Sunday afternoon, the City of Kalamazoo held a press conference at City Hall about the rally.Mayor David Anderson, City Manager Jim Ritsema, and Police Chief Karianne Thomas said they denounce the Proud Boys and their ‘hate-mongering’ views and tactics.
Chief Thomas also talked about the law enforcement plan for the rally, which had officers staged in certain areas that were near the rally and march but not directly next to it. She said they were instructed to intervene if the situation ‘turned riotous, assaultive or physically destructive,’ which officers did, she said, despite a number of videos showing otherwise.
Local activists were in attendance at the presser as well. They said the police could’ve done more that day to arrest the Proud Boys and help the counter-protestors and activists.
Rev. Dannison didn’t attend the presser, considering it was by invitation only and open to the media. However, he agreed with the activists.
“Ninety percent of the terrorist attacks that have taken place on American soil this year are from far-right, right-wing, white terrorists like the Proud Boys,” Rev. Dannison said, his numbers and research stemming from the Center for Strategic and International Studies. “Most terrorist attacks in America are carried out by white men. And that’s the truth. That’s a fact. So we need to take it seriously. And, I don’t get the sense that our city leadership is taking it this serious.”
Before the Proud Boys left on Saturday, Rev. Dannison said they did the Nazi salute and shouted ‘Sieg Heil,' which is a popular Nazi victory saying.
Dannison detests the group and their ideology, he said. However, because he is clergyman, he sees his work in the fight against hatred and extremist groups as important, even though it can be tiresome.
“It’s exhausting because every single human being is made in the image of God, and that includes the Proud Boys, it includes these sick white men who have bought into a very twisted ideology,” Rev. Dannison said. “The part of me that’s a human being, sees the part of them that’s a human being and I want them to be made well and healed.”
Since Saturday’s Proud Boys rally, members of the extremist group have been reaching out to him, calling him, and sometimes ‘they’re pretty nasty’ he said. However he uses the time to pray with them if they'd like.
“I use it as an opportunity to encourage them to leave hatred behind and to stop being proud boys and maybe consider becoming humble men,” Rev.

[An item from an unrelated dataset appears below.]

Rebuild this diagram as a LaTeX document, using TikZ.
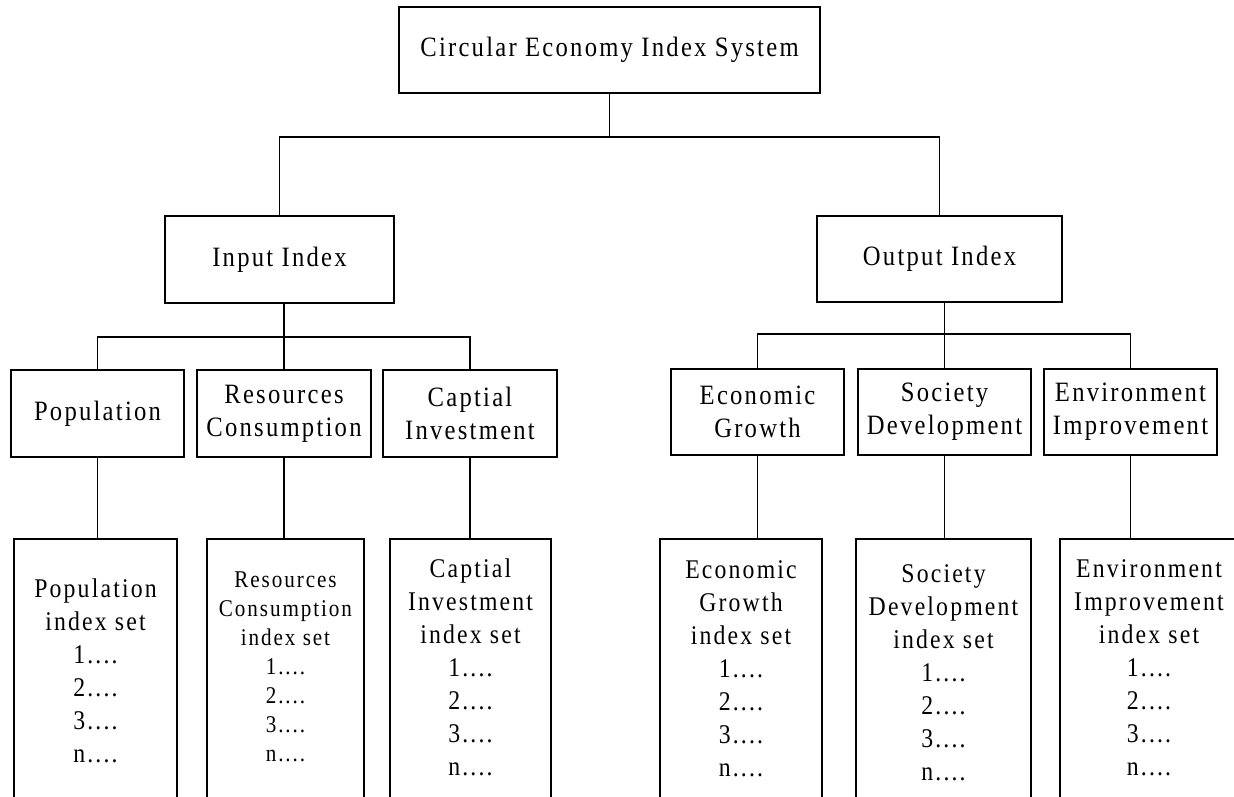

Dannison said. “You know maybe grow up out of this into somebody who God wants you to be. That’s my prayer for them.”
Rev. Dannison also said that he hopes that parents, especially of young white men between the ages of 15-22, are paying attention to what’s going on and educating their kids on the dangers of the Proud Boys and other extremist groups.
He said it’s one way to combat the power of the Proud Boys and others similar groups.
“Pay attention to what he’s doing on the internet. Make sure that he’s not getting radicalized. Most terrorist attacks in America are carried out by white men,” Rev. Dannison said. “The truth of the matter is that I believe that parents could intercede in their children’s lives if they just would pay attention and wake up to what their young boys are consuming."